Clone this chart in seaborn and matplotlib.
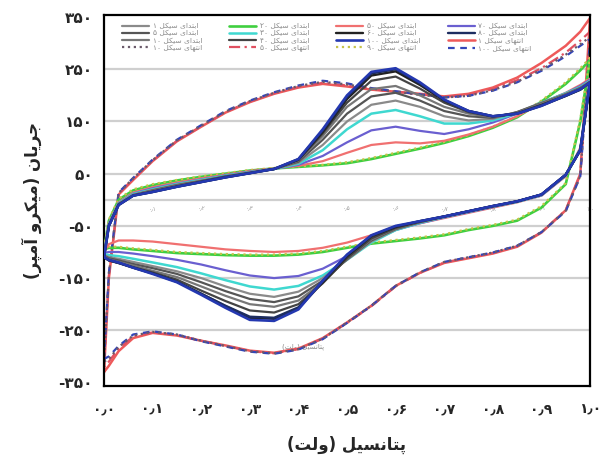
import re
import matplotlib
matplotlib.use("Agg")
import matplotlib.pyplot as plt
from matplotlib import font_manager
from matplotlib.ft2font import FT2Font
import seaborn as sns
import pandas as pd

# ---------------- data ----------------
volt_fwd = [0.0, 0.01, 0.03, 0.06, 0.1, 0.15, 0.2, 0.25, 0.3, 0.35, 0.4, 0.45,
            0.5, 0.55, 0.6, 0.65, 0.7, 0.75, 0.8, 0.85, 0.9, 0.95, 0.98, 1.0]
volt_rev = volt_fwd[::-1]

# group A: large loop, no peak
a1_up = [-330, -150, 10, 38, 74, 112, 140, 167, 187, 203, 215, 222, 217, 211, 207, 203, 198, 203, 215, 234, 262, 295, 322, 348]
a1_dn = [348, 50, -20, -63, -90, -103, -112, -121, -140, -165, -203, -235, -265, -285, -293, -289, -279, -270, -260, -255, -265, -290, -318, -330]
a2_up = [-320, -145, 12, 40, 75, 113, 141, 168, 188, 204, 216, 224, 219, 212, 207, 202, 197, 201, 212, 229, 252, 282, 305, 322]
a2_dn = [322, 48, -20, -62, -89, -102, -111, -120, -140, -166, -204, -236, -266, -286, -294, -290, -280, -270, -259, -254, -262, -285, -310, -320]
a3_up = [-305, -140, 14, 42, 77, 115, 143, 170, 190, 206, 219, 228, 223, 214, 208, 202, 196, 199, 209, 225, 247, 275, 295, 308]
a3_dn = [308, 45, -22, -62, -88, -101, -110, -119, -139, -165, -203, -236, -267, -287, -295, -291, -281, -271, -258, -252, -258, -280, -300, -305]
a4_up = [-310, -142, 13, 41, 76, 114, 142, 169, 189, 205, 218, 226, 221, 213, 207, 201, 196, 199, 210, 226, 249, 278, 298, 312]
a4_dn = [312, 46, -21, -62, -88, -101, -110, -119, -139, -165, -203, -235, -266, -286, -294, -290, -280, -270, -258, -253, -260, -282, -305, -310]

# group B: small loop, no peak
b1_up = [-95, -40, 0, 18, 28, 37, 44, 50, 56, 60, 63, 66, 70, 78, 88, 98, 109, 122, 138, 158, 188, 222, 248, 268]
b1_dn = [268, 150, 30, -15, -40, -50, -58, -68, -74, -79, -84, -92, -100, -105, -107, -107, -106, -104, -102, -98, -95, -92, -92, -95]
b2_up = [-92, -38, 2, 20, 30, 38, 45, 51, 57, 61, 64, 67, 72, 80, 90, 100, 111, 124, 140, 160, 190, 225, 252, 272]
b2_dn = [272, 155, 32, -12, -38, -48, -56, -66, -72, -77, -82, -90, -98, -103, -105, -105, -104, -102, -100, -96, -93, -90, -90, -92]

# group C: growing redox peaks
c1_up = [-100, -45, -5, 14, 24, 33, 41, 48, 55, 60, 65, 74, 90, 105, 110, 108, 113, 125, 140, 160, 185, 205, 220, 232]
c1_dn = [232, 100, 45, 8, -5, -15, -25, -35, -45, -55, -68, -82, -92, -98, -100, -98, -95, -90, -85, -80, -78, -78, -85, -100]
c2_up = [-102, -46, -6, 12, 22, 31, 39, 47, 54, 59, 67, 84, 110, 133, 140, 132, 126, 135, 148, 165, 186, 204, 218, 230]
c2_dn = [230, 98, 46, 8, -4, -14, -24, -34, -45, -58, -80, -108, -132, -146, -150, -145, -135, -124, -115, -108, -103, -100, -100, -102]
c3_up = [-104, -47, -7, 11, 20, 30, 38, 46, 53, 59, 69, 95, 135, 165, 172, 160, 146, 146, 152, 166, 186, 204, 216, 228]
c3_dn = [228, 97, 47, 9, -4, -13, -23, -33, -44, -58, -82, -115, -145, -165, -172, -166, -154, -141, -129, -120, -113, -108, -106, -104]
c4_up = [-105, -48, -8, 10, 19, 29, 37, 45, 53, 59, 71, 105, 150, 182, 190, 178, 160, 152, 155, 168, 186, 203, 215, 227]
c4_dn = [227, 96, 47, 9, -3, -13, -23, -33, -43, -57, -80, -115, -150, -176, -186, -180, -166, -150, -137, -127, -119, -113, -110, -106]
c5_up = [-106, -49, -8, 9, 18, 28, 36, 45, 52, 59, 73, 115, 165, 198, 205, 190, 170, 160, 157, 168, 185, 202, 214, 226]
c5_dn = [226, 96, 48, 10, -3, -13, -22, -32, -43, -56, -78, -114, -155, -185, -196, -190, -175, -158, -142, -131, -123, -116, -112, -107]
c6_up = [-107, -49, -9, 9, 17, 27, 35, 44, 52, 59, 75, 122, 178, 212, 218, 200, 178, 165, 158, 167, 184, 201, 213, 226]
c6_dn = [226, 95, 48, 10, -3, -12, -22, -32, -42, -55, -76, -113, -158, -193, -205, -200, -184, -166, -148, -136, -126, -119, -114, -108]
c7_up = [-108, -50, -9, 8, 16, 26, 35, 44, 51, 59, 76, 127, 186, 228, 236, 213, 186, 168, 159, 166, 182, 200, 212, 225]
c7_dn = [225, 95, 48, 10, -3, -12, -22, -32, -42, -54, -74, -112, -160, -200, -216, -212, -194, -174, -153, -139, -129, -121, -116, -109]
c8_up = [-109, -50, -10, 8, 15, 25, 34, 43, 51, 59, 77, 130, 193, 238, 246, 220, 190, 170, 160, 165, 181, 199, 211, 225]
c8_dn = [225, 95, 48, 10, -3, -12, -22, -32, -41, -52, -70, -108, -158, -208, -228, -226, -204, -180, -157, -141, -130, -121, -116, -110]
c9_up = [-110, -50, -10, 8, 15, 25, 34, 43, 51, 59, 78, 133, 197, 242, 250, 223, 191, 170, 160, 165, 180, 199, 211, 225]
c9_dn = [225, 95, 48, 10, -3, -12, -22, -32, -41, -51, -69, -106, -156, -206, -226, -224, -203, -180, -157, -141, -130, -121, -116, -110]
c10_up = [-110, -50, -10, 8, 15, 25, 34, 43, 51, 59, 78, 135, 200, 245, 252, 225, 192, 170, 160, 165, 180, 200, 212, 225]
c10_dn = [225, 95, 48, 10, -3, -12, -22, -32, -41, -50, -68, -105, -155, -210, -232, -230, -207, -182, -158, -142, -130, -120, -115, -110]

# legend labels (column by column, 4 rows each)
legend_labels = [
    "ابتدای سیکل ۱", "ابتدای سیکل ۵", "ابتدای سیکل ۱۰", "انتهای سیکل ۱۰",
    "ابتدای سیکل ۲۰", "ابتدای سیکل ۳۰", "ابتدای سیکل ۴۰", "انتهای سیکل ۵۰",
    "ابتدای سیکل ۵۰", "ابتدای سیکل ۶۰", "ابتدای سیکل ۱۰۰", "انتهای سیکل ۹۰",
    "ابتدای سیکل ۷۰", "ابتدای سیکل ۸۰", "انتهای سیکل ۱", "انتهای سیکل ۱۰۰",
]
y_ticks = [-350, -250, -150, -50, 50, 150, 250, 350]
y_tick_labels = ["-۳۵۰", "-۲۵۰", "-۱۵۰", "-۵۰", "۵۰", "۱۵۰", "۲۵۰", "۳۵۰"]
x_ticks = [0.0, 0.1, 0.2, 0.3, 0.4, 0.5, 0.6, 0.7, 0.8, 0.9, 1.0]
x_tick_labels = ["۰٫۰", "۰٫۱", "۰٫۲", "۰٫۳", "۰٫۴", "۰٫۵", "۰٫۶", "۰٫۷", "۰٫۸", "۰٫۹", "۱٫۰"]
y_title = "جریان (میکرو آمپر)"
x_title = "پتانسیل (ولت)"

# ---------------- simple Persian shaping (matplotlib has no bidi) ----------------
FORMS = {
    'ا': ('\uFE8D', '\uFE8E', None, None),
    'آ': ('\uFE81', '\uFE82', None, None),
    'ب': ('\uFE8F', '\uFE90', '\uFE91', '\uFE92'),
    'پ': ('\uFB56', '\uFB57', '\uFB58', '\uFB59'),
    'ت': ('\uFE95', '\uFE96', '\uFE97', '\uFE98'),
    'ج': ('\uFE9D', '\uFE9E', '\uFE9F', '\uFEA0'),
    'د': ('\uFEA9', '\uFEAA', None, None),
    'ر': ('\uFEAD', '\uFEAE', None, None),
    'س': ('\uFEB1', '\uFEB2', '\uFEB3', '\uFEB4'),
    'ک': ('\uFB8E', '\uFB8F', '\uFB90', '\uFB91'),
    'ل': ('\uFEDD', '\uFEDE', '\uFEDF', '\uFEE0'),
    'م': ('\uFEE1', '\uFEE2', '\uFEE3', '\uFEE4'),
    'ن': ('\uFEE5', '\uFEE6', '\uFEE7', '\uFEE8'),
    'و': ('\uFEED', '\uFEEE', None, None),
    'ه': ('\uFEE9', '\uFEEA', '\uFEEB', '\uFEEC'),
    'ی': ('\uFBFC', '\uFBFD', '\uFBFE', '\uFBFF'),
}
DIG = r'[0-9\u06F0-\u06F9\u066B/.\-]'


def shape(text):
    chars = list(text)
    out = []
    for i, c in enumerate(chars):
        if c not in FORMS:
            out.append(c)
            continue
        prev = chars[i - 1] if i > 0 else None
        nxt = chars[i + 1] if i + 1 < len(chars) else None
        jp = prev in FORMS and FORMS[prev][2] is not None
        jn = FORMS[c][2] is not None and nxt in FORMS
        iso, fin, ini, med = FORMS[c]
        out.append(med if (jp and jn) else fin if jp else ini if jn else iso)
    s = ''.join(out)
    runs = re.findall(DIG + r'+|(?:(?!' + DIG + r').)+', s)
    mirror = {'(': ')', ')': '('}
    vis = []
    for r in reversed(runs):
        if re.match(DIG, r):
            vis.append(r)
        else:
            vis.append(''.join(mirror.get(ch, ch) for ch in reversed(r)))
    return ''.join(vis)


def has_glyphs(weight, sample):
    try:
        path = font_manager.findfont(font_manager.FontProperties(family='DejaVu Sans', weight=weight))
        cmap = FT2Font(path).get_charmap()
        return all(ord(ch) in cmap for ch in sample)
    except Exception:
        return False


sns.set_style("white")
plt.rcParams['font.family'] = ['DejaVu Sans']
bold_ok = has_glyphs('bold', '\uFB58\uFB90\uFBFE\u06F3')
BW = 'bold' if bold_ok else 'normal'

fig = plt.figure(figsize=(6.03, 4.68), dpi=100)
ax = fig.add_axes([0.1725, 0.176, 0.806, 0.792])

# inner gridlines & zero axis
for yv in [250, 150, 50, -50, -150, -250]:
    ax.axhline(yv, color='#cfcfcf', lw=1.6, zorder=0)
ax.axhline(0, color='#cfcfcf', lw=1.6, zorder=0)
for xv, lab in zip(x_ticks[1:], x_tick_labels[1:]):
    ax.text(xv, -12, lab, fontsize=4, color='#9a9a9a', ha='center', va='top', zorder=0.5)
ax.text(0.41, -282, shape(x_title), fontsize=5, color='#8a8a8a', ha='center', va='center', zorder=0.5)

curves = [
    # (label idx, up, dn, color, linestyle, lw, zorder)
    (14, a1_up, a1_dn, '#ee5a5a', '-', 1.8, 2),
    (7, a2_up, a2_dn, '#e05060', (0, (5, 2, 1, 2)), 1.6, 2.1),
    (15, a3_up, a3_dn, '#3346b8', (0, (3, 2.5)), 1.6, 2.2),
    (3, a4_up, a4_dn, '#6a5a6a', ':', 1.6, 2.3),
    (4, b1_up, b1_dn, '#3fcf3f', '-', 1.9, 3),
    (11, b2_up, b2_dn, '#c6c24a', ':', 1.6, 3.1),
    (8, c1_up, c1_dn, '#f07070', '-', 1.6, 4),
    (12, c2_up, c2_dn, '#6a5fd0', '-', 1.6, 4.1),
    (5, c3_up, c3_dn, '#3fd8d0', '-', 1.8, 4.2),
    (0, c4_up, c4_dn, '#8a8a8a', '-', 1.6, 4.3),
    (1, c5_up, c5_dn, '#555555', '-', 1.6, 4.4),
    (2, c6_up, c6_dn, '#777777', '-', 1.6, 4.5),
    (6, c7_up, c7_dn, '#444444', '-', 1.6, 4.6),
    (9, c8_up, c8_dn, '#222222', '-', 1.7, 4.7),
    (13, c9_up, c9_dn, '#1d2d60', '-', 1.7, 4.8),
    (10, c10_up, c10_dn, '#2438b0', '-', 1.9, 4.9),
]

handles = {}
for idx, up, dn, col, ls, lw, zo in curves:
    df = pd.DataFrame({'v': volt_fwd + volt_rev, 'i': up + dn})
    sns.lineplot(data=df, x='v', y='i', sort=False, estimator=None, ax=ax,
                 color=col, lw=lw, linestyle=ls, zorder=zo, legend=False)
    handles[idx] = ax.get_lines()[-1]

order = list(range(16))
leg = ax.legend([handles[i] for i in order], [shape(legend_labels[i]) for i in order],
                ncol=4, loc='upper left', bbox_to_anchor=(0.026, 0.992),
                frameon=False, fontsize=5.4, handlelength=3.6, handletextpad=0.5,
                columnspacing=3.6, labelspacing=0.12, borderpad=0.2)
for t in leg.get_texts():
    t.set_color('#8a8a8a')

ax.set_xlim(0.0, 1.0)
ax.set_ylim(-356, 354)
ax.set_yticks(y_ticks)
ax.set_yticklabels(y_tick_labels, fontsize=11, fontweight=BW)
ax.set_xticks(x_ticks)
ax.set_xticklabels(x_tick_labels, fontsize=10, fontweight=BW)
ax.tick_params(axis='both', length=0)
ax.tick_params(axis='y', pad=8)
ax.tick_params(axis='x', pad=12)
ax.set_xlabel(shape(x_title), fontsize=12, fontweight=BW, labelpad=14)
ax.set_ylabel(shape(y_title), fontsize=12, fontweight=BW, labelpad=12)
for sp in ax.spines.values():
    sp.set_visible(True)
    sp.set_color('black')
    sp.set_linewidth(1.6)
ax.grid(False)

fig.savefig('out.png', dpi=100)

******************************

# [Request]
Return the material line for line, from its beginning to the line that contains "import pandas as pd", with the pictures left out.

# [The completed task]
Clone this chart in seaborn and matplotlib.
import re
import matplotlib
matplotlib.use("Agg")
import matplotlib.pyplot as plt
from matplotlib import font_manager
from matplotlib.ft2font import FT2Font
import seaborn as sns
import pandas as pd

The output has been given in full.